Proposed budget cuts would end prison reform and could risk a federal takeover of the state prison system. The House approved GF budget would make devastating cuts to Alabama’s civil and criminal justice system, ensuring that the recently passed (and highly praised) prison reform legislation could not be implemented.
Alabama’s prison system, already operating at nearly twice its designed capacity, would absorb a 5 percent cut under the proposed budget, increasing the risk of federal intervention. The budget also includes major cuts for the very programs needed for prison reform to succeed: drug courts; community corrections; and parole services, essential for reducing recidivism.
Bentley has signed the prison reform bill into law.

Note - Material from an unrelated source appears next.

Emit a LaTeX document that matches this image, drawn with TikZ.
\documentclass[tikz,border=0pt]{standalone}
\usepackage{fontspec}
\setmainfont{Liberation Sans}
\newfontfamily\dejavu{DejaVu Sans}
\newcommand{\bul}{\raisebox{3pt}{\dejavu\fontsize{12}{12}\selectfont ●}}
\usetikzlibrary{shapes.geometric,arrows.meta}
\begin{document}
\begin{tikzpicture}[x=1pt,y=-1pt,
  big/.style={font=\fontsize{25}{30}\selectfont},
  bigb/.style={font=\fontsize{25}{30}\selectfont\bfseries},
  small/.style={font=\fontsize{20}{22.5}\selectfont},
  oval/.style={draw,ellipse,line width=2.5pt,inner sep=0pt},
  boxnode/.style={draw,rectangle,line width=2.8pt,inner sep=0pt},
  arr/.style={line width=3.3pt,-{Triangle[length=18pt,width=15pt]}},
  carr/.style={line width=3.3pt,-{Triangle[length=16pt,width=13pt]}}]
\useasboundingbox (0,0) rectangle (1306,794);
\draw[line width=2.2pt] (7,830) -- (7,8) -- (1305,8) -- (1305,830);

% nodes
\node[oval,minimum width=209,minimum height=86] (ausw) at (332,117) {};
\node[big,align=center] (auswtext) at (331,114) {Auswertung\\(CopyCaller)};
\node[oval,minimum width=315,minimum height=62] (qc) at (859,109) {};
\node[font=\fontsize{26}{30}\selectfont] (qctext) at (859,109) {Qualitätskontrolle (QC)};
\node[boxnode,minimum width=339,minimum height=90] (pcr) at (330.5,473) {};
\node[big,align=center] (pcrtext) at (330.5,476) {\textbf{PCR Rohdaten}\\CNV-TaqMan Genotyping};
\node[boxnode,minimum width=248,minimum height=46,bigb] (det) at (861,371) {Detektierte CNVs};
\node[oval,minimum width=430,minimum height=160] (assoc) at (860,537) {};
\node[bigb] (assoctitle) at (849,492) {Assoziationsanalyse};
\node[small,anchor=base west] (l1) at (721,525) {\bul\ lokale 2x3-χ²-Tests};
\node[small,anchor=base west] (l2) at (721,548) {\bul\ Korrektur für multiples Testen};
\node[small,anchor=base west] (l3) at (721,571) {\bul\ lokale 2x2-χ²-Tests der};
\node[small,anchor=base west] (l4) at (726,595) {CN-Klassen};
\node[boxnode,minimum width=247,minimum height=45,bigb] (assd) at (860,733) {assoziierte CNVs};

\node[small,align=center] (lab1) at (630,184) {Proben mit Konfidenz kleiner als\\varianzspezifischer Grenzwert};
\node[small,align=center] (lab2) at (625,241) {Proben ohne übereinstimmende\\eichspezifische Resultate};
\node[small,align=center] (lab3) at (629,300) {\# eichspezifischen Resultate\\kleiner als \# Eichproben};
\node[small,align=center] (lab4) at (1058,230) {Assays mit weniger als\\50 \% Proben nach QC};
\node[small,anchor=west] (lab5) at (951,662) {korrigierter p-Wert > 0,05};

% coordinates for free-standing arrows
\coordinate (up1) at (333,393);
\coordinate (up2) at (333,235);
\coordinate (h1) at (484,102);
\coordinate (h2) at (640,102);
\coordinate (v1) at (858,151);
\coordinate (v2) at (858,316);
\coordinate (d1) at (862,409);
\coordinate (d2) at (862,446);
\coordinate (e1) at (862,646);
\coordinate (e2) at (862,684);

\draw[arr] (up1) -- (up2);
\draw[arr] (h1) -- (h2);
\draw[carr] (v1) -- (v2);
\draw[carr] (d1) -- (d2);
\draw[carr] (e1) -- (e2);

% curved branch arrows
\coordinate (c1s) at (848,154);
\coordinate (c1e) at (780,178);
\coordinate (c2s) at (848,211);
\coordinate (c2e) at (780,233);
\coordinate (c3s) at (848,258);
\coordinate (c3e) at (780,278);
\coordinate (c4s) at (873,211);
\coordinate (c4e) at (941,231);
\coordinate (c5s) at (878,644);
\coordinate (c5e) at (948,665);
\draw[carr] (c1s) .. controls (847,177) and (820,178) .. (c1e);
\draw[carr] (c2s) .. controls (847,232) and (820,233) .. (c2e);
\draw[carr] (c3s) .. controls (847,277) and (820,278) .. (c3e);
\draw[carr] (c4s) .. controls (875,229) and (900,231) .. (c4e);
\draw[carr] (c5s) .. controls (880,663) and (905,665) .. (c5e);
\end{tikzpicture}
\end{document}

But before any of those reforms can be implemented, the governor’s office must certify that the Department of Corrections and the Board of Pardons and Paroles have enough money to move ahead with the changes. The proposed GF budget would derail prison reform by making this certification impossible.
Our state needs new revenue to avoid these cuts. Overall, the GF budget falls more than $200 million short of the amount needed to prevent deep service cuts and invest in reforms. Lawmakers thus far have not considered Bentley’s proposals to raise revenue and avoid those cuts, including increasing the state cigarette tax and automobile sales tax. Other tax bills that won House committee approval last week also have stalled.
Alabama faces an important choice that will help determine what kind of state our children and grandchildren will inherit. Do we raise new revenue to protect vital services like health care and public safety? Or do we erode our state’s quality of life with devastating cuts to those services? The House budget would side with the latter option, and Alabama would suffer the consequences of that choice for years to come.
By Carol Gundlach, policy analyst. Posted May 19, 2015.